◆ Your task:
Using the entries shown below, output the line containing "Recreate this image as a Python", the line containing "from bokeh.resources import INLINE", and every line between them, exactly. Pictures are omitted.

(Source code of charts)
## begin

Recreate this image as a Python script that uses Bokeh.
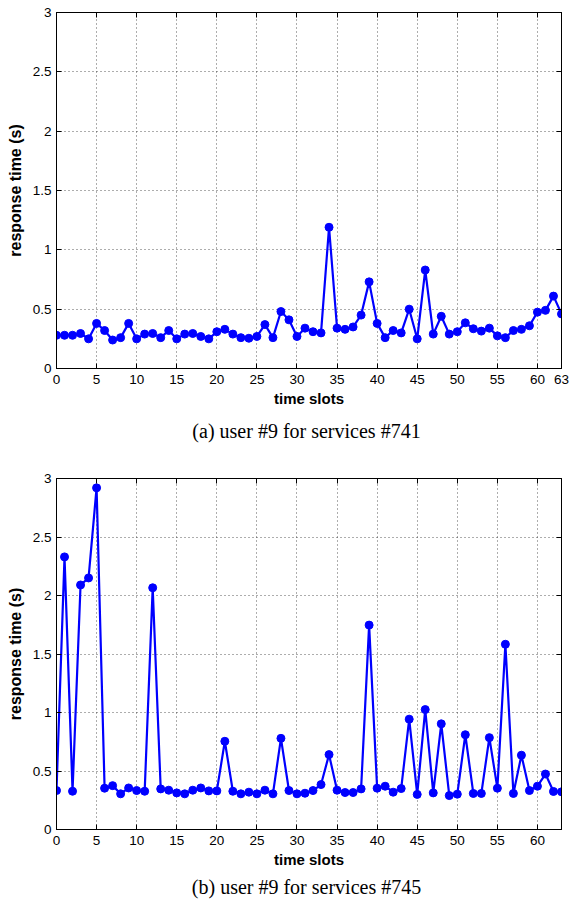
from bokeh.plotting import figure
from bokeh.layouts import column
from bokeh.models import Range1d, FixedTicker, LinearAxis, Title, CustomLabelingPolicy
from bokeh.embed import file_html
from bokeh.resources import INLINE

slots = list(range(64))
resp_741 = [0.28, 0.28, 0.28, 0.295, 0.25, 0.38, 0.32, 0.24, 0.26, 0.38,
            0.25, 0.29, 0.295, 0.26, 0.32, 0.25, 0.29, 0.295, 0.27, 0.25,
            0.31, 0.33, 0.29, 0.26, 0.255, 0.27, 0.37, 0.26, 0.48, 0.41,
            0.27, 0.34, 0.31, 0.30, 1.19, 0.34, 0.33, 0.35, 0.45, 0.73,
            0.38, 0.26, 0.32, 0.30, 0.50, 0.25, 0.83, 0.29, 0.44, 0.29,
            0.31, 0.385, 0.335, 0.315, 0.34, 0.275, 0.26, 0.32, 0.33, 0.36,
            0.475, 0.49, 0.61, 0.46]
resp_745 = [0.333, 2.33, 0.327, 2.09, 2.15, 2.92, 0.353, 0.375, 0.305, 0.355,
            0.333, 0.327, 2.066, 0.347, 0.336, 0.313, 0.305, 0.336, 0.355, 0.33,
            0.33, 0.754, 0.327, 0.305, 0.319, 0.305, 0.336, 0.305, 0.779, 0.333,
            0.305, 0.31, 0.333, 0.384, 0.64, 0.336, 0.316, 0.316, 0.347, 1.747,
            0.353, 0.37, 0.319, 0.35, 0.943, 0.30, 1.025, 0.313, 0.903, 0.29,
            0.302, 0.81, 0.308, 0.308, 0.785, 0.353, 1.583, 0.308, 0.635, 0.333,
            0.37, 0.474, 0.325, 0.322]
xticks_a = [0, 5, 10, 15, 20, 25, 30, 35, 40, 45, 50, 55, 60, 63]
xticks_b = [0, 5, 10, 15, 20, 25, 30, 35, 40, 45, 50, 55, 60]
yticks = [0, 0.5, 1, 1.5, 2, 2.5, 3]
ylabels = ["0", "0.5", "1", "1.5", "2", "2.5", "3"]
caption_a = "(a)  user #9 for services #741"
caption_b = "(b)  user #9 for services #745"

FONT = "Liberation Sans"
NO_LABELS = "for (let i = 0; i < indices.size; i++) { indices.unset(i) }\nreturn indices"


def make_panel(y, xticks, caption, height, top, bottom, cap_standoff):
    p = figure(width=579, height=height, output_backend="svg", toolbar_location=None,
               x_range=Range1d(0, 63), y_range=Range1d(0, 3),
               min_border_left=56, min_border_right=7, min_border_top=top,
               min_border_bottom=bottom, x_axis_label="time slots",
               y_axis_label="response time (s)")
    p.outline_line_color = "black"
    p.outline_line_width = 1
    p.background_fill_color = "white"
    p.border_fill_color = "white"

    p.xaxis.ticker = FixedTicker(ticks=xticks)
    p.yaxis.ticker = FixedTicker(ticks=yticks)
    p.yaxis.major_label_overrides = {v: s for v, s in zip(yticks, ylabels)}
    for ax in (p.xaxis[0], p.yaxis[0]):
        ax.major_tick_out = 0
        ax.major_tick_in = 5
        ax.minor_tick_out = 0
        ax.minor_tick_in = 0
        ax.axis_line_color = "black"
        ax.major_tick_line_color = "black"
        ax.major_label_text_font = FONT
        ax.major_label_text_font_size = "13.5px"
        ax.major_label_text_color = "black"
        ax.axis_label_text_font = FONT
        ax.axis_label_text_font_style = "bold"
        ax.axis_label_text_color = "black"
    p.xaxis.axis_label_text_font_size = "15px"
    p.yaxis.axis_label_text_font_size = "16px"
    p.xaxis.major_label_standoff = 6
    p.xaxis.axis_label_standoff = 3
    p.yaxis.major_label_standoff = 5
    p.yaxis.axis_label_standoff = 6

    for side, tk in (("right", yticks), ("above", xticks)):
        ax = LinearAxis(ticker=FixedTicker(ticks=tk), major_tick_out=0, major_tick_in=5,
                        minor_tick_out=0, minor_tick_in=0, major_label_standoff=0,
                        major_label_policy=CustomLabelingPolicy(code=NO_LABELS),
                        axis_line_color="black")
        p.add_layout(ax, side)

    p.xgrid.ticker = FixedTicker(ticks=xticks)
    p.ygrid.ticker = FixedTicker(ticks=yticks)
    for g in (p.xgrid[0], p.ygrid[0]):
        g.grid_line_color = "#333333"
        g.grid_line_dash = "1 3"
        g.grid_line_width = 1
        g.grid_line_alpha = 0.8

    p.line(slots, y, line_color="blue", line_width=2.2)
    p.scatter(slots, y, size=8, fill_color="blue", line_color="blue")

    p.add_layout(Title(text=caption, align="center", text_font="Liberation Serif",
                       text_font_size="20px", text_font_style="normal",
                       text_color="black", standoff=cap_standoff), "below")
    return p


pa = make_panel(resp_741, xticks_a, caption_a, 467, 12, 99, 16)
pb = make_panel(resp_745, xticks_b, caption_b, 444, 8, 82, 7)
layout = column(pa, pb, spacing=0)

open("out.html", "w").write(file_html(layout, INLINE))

## end
## begin

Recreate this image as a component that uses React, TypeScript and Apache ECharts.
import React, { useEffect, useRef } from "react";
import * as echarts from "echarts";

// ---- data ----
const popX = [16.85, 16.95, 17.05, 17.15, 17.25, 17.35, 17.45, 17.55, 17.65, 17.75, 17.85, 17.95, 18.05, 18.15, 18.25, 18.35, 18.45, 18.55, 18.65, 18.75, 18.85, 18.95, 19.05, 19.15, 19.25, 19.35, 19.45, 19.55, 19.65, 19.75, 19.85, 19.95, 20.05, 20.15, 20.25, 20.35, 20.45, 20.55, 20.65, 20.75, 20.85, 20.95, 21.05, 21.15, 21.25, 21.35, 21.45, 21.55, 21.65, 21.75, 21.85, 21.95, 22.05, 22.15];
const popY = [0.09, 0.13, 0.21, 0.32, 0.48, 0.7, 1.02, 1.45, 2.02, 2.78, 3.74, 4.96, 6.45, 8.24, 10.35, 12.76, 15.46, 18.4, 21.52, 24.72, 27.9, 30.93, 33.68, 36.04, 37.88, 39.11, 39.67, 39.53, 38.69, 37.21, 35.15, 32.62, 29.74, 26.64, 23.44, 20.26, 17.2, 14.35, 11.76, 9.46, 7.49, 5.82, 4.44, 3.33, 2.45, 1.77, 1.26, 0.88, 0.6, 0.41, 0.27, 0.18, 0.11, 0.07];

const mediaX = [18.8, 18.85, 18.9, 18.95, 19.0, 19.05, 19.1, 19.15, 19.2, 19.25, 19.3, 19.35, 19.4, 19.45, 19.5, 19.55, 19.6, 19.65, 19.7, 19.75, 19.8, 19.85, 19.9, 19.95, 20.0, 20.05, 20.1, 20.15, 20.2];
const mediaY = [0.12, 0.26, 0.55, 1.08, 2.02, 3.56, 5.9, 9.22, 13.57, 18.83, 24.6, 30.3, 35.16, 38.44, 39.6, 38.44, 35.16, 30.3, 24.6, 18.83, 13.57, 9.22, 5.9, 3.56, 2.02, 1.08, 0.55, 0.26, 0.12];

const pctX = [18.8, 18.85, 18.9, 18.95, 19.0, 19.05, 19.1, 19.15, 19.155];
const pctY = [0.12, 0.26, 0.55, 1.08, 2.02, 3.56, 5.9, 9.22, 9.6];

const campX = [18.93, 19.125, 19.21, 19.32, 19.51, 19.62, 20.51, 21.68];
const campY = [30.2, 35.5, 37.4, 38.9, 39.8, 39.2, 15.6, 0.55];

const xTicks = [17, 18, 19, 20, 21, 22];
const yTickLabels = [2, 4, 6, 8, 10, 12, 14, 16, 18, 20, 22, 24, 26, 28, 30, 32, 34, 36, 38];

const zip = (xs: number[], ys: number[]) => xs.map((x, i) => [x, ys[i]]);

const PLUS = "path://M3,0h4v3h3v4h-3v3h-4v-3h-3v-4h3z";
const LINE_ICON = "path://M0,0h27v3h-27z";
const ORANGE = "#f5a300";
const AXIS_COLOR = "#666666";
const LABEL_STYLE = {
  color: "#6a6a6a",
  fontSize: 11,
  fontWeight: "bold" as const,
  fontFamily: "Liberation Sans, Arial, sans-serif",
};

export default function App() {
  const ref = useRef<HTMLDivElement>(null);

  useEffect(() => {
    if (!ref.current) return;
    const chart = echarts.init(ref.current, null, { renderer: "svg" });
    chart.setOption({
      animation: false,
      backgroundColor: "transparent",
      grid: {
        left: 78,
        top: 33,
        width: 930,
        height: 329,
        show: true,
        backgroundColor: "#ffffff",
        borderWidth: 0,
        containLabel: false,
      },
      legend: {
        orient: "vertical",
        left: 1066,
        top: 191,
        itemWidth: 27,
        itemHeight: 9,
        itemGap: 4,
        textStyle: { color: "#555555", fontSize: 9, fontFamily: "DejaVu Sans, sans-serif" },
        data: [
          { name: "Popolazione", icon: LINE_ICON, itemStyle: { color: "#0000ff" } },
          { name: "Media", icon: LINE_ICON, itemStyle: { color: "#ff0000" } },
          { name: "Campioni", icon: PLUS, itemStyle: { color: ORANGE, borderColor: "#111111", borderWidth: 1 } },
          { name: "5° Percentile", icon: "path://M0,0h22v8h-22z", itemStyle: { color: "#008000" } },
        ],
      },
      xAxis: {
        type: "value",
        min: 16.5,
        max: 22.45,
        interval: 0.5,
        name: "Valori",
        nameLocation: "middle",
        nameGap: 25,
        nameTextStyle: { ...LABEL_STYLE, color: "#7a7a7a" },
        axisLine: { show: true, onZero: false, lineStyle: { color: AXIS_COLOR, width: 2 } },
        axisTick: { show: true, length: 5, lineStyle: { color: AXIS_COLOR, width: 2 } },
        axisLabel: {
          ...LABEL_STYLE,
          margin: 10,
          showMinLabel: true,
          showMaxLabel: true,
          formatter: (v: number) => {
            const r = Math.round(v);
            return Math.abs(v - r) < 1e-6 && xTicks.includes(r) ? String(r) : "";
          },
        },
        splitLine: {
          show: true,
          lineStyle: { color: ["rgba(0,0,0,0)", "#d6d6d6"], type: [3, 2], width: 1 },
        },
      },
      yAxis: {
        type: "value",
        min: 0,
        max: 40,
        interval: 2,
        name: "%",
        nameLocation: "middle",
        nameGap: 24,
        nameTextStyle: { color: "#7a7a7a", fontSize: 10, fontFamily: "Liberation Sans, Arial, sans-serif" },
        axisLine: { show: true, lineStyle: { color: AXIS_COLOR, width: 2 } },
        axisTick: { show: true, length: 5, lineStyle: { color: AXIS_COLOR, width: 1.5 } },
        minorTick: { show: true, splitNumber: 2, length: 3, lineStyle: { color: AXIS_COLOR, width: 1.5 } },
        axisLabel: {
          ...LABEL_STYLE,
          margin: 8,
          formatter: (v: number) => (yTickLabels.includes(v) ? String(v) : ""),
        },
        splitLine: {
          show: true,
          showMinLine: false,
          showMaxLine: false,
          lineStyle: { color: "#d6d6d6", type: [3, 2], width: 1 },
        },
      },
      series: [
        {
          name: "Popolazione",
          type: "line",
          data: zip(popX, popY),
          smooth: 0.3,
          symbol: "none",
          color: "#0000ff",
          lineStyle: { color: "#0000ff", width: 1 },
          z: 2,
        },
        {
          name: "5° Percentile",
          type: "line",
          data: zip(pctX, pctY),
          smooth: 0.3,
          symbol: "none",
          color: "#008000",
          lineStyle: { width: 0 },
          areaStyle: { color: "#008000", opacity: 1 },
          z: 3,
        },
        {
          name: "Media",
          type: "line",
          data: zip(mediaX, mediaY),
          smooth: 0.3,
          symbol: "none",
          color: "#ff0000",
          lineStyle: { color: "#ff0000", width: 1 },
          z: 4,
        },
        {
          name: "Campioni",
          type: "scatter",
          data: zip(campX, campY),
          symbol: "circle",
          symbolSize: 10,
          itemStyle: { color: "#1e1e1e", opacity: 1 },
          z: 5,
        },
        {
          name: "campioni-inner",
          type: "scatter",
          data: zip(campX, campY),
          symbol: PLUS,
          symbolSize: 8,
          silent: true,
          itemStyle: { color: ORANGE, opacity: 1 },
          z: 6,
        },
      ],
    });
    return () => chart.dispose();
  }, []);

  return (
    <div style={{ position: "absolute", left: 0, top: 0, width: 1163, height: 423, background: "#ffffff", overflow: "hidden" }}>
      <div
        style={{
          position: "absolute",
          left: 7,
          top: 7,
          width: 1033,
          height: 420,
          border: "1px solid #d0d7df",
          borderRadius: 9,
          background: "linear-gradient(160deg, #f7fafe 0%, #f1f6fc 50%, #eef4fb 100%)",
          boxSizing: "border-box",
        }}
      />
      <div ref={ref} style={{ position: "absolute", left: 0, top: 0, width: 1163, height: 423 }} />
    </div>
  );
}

## end

◆ The result:
Recreate this image as a Python script that uses Bokeh.
from bokeh.plotting import figure
from bokeh.layouts import column
from bokeh.models import Range1d, FixedTicker, LinearAxis, Title, CustomLabelingPolicy
from bokeh.embed import file_html
from bokeh.resources import INLINE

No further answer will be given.